Wednesday, October 27, 2010

Gruyere


Driving Through Switzerland On Our Way To Gruyere. Everything In This Stunning Country Is So Beautiful, Green, Perfect, Picturesque and Impeccably Manicured.


Gruyere!


My Ticket into La Maison Gruyere.


The Cheese Cellar Inside La Maison Gruyere.


Ageing.


The Making of Gruyere Cheese!


The Cheese Masters Hard at Work.


Swiss Cow, Bell Included.


Gruyere


Traditional Swiss Menu.


Town of Gruyere, Detail.


Giger Sculpture


Giger Sculpture


H.R. Giger Museum Bar.


Giger Bar.


The Giger Bar.


Le Chalet, Our Lunch Spot. Fabulous!


Fall Colours, View from the Castle at Gruyere.


Snow Already!


The Drive Home, Looking Towards France.

Our visit to this cheesy destination in the Swiss Alps started off with a trip to La Maison du Gruyere (The House of Gruyere). Essentially a demonstration and exhibition center which takes you on a journey of the senses and allows you to discover all the secrets of Gruyere AOC cheese making. My favourite part was being able to watch the master cheese makers in action who each day produce up to 48 wheels of Gruyere AOC. The dairy is equipped with 4 x 4800 litre vats and a cellar where 7000 wheels can ripen. It takes 8000 litres of milk to make one 80kg wheel of Gruyere cheese, with the cheese being made 3-4 times a day.

Best known as the key ingrediant in classic fondue, Gruyere is one of the most famous cheeses made by the Swiss. A hearty, piquant, hard cow's milk cheese. On the outside, Gruyere has a natural brown (colour depends on age) wrinkled rind-like crust. Inside, Gruyere is pale gold in colour with little to no porsity. Gruyere is rich, nutty, salty and slightly sweet and fruity, with a flavour that varies widely with age. Our ticket to The House of Gruyere consisted of a package with three slices of Gruyere, all of different ages, 6 months, 8months, and 10 months. The 8 month old cheese was my favourite. I would describe it as creamy and nutty when young, becoming firmer in texture and more assertive, earthy and complex with age.

Just as a side note, France also makes a Gruyere and several Gruyere style cheese such as Comte and Beaufort. French Gruyere cheese must have holes according to French agricultural law, whereas holes are not usually present in Swiss Gruyere.

After learning everything there was to know about Gruyere cheese we decided to wonder through the town itself, which only has one street. We didn't get too far when I came across the absolute last thing I would ever expect to see in a quaint little Swiss cheese village – the H.R. Giger Museum. Who and What is this you may ask?

Giger is an acclaimed Swiss surrealist painter, sculptor, designer, interior architect and the creator of the terrifying life forms and their otherwordly environment in the film classic Alien, for which he recieved an Oscar in 1980. Flushed with success he took a shine to Gruyere, bought one of the old houses and has turned it into a showcase for his unique brand of gothic art, nightmarish cityscapes and sexualized surrealist visions of machine -like humanoids.
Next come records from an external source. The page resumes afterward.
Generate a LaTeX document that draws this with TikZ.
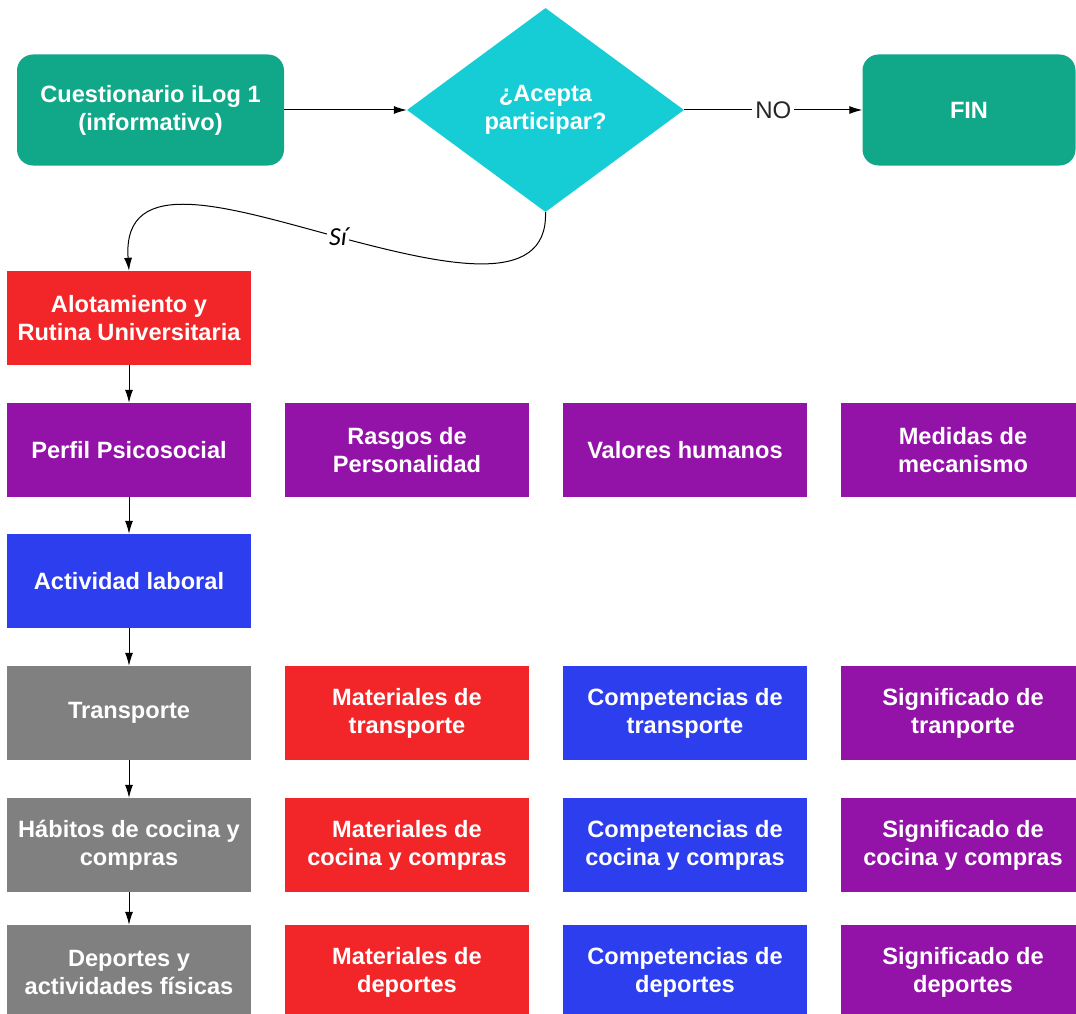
\documentclass[tikz,border=0pt]{standalone}
\usepackage{fontspec}
\setmainfont{Liberation Sans}
\newfontfamily\sifont{Carlito}
\usetikzlibrary{shapes.geometric,arrows.meta}

\definecolor{verde}{RGB}{16,168,137}
\definecolor{cian}{RGB}{22,205,214}
\definecolor{rojo}{RGB}{242,38,40}
\definecolor{morado}{RGB}{147,18,168}
\definecolor{azul}{RGB}{45,62,239}
\definecolor{gris}{RGB}{128,128,128}

\begin{document}
\begin{tikzpicture}[x=1pt,y=-1pt,
    caja/.style={rectangle,minimum width=244pt,minimum height=94pt,inner sep=0pt,
      text=white,align=center,font=\fontsize{23.6}{28}\selectfont\bfseries},
    flecha/.style={draw,line width=1pt,-{Latex[length=13pt,width=8pt]}}]

        \useasboundingbox (0,0) rectangle (1076,1014);

        \begin{scope}[every node/.style={caja}]
          % inicio
          \node[fill=verde,rounded corners=16pt,minimum width=267pt,minimum height=111pt] (1) at (150.5,110) {Cuestionario iLog 1\\(informativo)};
          \node[fill=cian,diamond,minimum width=277pt,minimum height=204pt] (2) at (545.5,110) {¿Acepta\\participar?};
          \node[fill=verde,rounded corners=16pt,minimum width=213pt,minimum height=111pt] (3) at (969,110) {FIN};
          % columna 1
          \node[fill=rojo]   (4) at (129,318) {Alotamiento y\\Rutina Universitaria};
          \node[fill=morado] (5) at (129,450) {Perfil Psicosocial};
          \node[fill=azul]   (6) at (129,581) {Actividad laboral};
          \node[fill=gris]   (7) at (129,713) {Transporte};
          \node[fill=gris]   (8) at (129,845) {Hábitos de cocina y\\compras};
          \node[fill=gris]   (9) at (129,972) {Deportes y\\actividades físicas};
          % resto
          \node[fill=morado] (10) at (407,450) {Rasgos de\\Personalidad};
          \node[fill=morado] (11) at (685,450) {Valores humanos};
          \node[fill=morado] (12) at (963,450) {Medidas de\\mecanismo};
          \node[fill=rojo]   (13) at (407,713) {Materiales de\\transporte};
          \node[fill=azul]   (14) at (685,713) {Competencias de\\transporte};
          \node[fill=morado] (15) at (963,713) {Significado de\\tranporte};
          \node[fill=rojo]   (16) at (407,845) {Materiales de\\cocina y compras};
          \node[fill=azul]   (17) at (685,845) {Competencias de\\cocina y compras};
          \node[fill=morado] (18) at (963,845) {Significado de\\cocina y compras};
          \node[fill=rojo]   (19) at (407,972) {Materiales de\\deportes};
          \node[fill=azul]   (20) at (685,972) {Competencias de\\deportes};
          \node[fill=morado] (21) at (963,972) {Significado de\\deportes};
        \end{scope}

        \begin{scope}[every edge/.style={flecha}]
          \path (1) edge (2);
          \path (2) edge node[fill=white,inner sep=3pt,text=black!85,font=\fontsize{24}{28}\selectfont] {NO} (3);
          \path (4) edge (5);
          \path (5) edge (6);
          \path (6) edge (7);
          \path (7) edge (8);
          \path (8) edge (9);
        \end{scope}

        \draw[flecha] (2.south) .. controls (548,290) and (440,264) .. (338,237)
          node[fill=white,inner sep=2pt,font=\sifont\itshape\fontsize{26}{30}\selectfont] {Sí}
          .. controls (230,208) and (122,172) .. (4.north);

      \end{tikzpicture}
\end{document}
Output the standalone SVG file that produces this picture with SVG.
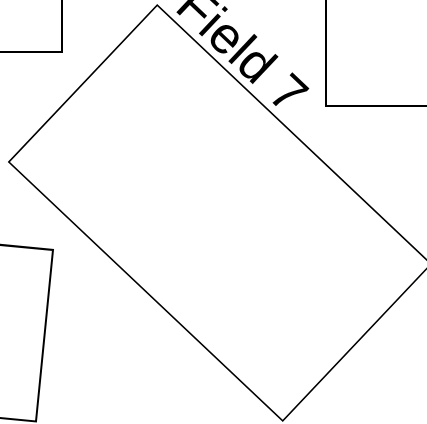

Fundamental to the nature of Giger's work is his biomechanical aesthetic, a dialect between man and machine, representing a universe at once disturbing and sublime.

Giger certainly extended his artistic vision into all domains because right across the street from the museum was a Giger Bar – completely inspired by his designs! The interior of the otherworldly environment that is the H.R. Giger Museum Bar is a cavernous, skeletal structure covered by double arches of vertebrae that crisscross the vaulted ceiling of an ancient castle. The sensation of being in this extraordinary setting recalls being literally in the belly of a fossilized, prehistoric beast.

After experiencing the otherworldy and completely unexpected domaine of H.R. Giger, we decided to top off the day with a traditional Swiss lunch in a converted old traditional Swiss farmhouse. We filled our stomachs with salade, dried meats, wine and fondue (made with Gruyere cheese of course)! Other delicious regional dishes include raclette, chalet soup, high pasture macaroni, ham, meringues to die for and Gruyere cream – delicious as a dessert topped with a mountain raspberries!